(Charts and diagrams as code)
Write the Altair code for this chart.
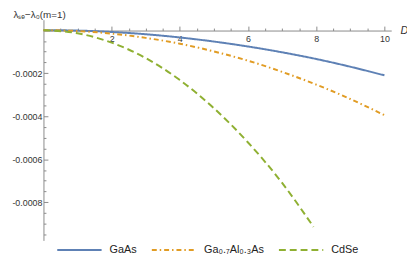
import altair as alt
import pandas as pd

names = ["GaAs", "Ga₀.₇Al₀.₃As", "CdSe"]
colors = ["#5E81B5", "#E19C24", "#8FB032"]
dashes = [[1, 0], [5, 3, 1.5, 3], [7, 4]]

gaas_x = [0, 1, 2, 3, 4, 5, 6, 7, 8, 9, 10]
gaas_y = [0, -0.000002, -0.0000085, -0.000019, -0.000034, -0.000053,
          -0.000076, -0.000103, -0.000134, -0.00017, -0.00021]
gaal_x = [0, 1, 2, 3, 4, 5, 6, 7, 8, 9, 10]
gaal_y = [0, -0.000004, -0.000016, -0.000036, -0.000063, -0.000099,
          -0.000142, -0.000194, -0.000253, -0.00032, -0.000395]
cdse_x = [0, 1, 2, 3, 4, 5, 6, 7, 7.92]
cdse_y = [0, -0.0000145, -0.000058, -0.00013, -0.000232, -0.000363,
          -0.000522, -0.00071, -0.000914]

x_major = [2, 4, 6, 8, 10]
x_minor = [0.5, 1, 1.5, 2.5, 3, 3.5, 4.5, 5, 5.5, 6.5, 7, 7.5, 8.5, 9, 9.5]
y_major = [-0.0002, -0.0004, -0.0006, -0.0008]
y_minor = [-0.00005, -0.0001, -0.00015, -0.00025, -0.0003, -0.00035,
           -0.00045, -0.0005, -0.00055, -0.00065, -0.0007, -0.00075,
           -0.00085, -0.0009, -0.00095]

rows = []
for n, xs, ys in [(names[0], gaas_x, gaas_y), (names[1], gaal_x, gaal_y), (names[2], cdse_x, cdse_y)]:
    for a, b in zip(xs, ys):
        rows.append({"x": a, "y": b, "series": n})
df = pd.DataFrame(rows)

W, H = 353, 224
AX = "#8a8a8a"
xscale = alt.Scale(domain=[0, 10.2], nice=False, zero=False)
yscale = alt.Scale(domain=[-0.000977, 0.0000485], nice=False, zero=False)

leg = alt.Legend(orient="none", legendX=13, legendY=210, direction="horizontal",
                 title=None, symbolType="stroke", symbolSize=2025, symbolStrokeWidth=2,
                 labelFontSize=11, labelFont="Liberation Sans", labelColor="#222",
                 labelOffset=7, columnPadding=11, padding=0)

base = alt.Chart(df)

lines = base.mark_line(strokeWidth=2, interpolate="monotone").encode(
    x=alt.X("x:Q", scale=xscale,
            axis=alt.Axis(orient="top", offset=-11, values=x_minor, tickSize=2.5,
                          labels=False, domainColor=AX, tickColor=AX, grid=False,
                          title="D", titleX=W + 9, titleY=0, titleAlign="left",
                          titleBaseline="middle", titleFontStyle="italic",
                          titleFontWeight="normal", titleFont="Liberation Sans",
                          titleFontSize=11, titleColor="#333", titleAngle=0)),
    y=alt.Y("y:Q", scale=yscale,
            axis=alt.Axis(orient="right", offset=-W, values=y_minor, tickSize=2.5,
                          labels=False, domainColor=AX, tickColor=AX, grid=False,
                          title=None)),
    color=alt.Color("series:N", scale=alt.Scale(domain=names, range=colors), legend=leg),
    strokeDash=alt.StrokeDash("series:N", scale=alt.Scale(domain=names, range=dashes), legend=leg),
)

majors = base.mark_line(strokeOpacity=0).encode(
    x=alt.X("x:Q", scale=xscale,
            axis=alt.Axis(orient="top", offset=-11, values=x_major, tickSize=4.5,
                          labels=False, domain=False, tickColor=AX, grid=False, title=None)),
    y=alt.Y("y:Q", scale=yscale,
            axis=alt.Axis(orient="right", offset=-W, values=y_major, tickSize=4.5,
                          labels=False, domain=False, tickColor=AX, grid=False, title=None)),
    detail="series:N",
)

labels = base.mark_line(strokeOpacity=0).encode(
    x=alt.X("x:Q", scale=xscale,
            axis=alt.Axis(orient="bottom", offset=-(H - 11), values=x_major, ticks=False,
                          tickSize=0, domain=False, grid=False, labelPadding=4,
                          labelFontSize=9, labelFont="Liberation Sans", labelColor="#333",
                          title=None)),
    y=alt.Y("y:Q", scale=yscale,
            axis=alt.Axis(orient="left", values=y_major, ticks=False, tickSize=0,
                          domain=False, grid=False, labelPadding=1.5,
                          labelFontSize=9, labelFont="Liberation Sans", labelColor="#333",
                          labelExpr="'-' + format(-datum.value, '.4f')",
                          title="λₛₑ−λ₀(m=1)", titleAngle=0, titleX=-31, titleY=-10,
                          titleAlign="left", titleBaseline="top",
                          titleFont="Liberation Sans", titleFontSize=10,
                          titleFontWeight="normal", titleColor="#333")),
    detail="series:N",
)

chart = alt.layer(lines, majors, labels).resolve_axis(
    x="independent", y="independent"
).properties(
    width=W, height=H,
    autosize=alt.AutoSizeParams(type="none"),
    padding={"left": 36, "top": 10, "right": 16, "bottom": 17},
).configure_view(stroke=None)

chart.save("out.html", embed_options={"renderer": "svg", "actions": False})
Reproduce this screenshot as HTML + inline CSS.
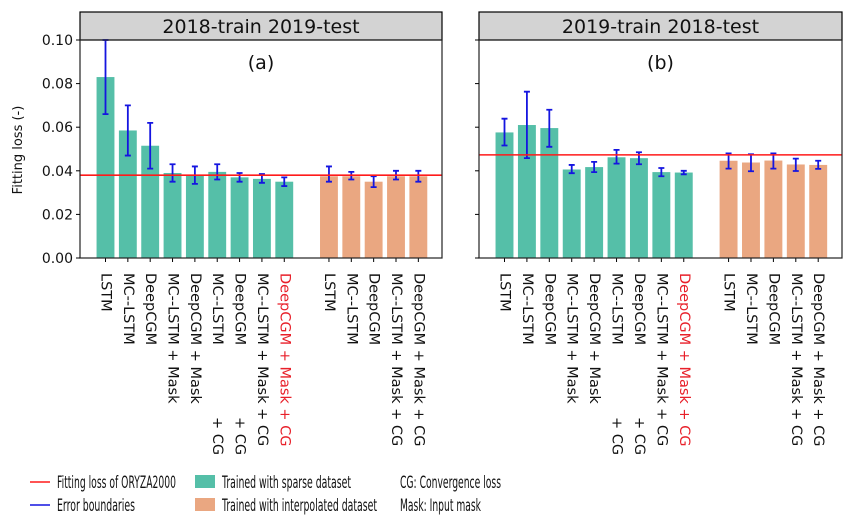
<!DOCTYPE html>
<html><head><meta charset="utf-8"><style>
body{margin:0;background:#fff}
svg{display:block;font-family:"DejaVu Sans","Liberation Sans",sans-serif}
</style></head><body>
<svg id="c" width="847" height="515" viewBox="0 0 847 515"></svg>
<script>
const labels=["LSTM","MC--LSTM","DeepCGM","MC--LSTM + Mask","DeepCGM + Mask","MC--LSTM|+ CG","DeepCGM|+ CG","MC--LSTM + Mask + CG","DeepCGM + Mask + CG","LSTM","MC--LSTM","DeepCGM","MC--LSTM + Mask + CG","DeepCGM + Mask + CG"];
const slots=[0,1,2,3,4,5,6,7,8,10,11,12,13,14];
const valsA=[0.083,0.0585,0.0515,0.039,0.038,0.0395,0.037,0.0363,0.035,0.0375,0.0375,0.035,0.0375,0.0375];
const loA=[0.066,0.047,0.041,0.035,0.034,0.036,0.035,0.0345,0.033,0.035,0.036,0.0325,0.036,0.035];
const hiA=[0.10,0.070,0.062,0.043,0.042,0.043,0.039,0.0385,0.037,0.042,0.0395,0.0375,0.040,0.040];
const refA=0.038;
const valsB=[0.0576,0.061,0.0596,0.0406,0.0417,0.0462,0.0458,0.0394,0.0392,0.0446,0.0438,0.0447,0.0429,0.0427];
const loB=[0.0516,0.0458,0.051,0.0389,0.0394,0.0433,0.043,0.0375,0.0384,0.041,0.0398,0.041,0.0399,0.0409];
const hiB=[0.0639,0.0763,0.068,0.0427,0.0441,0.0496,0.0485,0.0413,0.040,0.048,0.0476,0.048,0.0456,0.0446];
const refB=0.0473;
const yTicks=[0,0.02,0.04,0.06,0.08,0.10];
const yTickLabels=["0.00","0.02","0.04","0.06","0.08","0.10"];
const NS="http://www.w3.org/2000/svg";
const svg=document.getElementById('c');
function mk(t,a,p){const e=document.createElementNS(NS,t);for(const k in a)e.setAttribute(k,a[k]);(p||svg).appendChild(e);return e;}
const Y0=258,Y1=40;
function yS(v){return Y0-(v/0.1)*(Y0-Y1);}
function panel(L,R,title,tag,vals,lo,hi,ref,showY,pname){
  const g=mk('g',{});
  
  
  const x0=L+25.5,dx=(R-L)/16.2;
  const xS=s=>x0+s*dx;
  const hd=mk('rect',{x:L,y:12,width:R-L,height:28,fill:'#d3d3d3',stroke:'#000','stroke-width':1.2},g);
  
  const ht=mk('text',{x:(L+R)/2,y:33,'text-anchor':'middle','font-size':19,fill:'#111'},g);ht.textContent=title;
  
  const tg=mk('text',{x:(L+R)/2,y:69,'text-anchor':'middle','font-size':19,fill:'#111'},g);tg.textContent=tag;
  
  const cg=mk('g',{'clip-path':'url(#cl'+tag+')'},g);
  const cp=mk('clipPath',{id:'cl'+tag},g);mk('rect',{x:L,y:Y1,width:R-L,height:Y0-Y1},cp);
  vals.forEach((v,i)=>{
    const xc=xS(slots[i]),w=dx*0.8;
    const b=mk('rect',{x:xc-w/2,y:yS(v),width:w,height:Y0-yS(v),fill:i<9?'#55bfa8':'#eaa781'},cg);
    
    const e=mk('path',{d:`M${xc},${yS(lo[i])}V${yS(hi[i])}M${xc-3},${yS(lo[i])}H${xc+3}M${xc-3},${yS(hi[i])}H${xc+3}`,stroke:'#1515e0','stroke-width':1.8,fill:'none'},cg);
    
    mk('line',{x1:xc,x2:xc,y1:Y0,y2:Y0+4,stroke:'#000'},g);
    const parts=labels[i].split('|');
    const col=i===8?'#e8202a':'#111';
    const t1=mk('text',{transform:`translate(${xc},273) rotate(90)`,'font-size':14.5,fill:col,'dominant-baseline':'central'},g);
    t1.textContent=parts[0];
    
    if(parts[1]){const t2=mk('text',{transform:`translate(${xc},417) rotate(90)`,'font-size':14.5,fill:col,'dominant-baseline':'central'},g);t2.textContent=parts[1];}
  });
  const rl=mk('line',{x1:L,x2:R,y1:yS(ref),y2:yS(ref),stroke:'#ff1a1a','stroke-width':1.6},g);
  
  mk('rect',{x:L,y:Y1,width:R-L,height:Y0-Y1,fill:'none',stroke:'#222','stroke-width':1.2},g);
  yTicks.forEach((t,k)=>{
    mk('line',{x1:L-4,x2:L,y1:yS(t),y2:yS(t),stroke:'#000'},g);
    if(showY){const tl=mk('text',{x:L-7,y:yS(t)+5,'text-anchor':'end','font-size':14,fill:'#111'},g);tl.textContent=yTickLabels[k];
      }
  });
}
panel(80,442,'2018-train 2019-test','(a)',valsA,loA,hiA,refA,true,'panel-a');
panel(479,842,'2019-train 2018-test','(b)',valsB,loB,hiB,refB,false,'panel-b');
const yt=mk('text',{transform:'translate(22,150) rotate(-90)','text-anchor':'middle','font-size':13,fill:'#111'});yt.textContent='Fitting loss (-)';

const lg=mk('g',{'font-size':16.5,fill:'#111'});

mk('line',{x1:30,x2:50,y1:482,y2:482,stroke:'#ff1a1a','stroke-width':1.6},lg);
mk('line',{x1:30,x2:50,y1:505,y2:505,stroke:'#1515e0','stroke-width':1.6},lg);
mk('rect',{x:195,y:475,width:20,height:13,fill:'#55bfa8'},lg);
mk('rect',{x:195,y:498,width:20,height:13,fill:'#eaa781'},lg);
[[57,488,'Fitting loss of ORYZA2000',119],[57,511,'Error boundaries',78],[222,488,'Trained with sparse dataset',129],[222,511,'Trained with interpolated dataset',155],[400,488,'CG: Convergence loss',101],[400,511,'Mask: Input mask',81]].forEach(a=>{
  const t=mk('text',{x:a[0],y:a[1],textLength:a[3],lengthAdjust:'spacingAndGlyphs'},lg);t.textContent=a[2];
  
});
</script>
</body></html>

▶ [Given problem]: Pick out the lines containing the word "this" and show them.

▶ [Task result]:
Write the Altair code for this chart.
Reproduce this screenshot as HTML + inline CSS.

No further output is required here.